## WHAT IS ASKED:
In the material below, please retype the lines from the very first through the one with "(0,0) rectangle (1102,459);", exactly and without pictures.

## DATASET SECTION:
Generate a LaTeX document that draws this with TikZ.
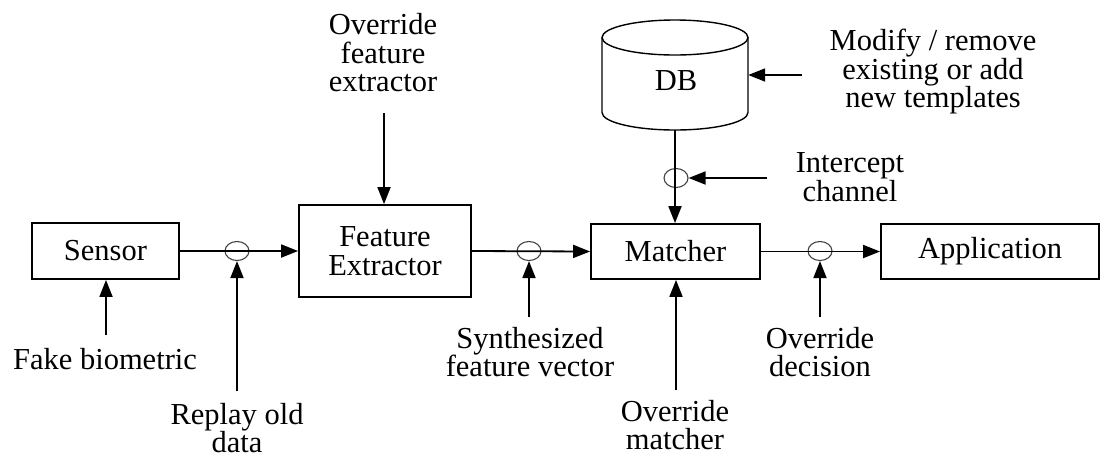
\documentclass[tikz,border=0pt]{standalone}
\usepackage{fontspec}
\setmainfont{Liberation Serif}
\usetikzlibrary{arrows.meta,shapes.geometric}
\newcommand\diagfont{\fontsize{30.5}{28.5}\selectfont}
\begin{document}
\begin{tikzpicture}[x=1pt,y=-1pt,
  blk/.style={draw, line width=1.8pt, inner sep=0pt, align=center, font=\diagfont},
  tap/.style={ellipse, draw=black!75, line width=1.1pt, minimum width=24pt, minimum height=19pt, inner sep=0pt},
  lbl/.style={align=center, font=\diagfont, inner sep=0pt},
  wire/.style={line width=1.8pt},
  arr/.style={wire, -{Triangle[length=17pt,width=13pt]}},
]
\useasboundingbox (0,0) rectangle (1102,459);

% processing blocks
\node[blk, minimum width=147pt, minimum height=56pt] (sensor)  at (105.5,251)   {Sensor};
\node[blk, minimum width=172pt, minimum height=92pt] (fe)      at (385,251)     {Feature\\Extractor};
\node[blk, minimum width=169pt, minimum height=55pt] (matcher) at (675.5,251.5) {Matcher};
\node[blk, minimum width=218pt, minimum height=55pt] (app)     at (990,251.5)   {Application};

% template database (cylinder)
\node[minimum width=146pt, minimum height=110pt, inner sep=0pt] (db) at (675,75) {};
\draw[line width=1.4pt] (602,37.5) -- (602,112.5)
  arc[start angle=180, end angle=0, x radius=73, y radius=17.5] -- (748,37.5);
\draw[line width=1.4pt] (675,37.5) ellipse [x radius=73, y radius=17.5];
\node[lbl] (dbtext) at (676,81) {DB};

% attack points on the channels
\node[tap] (c1) at (237,251) {};
\node[tap] (c2) at (529,251) {};
\node[tap] (c3) at (820,251) {};
\node[tap] (c4) at (676,178) {};

% main data flow
\draw[arr] (sensor.east) -- (fe.west);
\draw[arr] (fe.east) -- (matcher.west);
\draw[arr] (matcher.east) -- (app.west);
\draw[arr] (db.south) -- (db.south |- matcher.north);

% attack labels
\node[lbl] (ofe) at (383,53)  {Override\\feature\\extractor};
\node[lbl] (fb)  at (105,359) {Fake biometric};
\node[lbl] (rp)  at (237,428) {Replay old\\data};
\node[lbl] (sv)  at (530,352) {Synthesized\\feature vector};
\node[lbl] (om)  at (675,425) {Override\\matcher};
\node[lbl] (od)  at (820,352) {Override\\decision};
\node[lbl] (ic)  at (850,177) {Intercept\\channel};
\node[lbl] (md)  at (933,72)  {Modify / remove\\existing or add\\new templates};

% attack arrows
\coordinate (ofS) at (384,113);
\coordinate (fbS) at (106,335);
\coordinate (rpS) at (237,391);
\coordinate (svS) at (529,317);
\coordinate (omS) at (676,390);
\coordinate (odS) at (820,317);
\coordinate (icS) at (767,178);
\coordinate (mdS) at (802,75);

\draw[arr] (ofS) -- (ofS |- fe.north);
\draw[arr] (fbS) -- (fbS |- sensor.south);
\draw[arr] (rpS) -- (c1.south);
\draw[arr] (svS) -- (c2.south);
\draw[arr] (omS) -- (omS |- matcher.south);
\draw[arr] (odS) -- (c3.south);
\draw[arr] (icS) -- (c4.east);
\draw[arr] (mdS) -- (db.east);
\end{tikzpicture}
\end{document}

## ANSWER:
Generate a LaTeX document that draws this with TikZ.
\documentclass[tikz,border=0pt]{standalone}
\usepackage{fontspec}
\setmainfont{Liberation Serif}
\usetikzlibrary{arrows.meta,shapes.geometric}
\newcommand\diagfont{\fontsize{30.5}{28.5}\selectfont}
\begin{document}
\begin{tikzpicture}[x=1pt,y=-1pt,
  blk/.style={draw, line width=1.8pt, inner sep=0pt, align=center, font=\diagfont},
  tap/.style={ellipse, draw=black!75, line width=1.1pt, minimum width=24pt, minimum height=19pt, inner sep=0pt},
  lbl/.style={align=center, font=\diagfont, inner sep=0pt},
  wire/.style={line width=1.8pt},
  arr/.style={wire, -{Triangle[length=17pt,width=13pt]}},
]
\useasboundingbox (0,0) rectangle (1102,459);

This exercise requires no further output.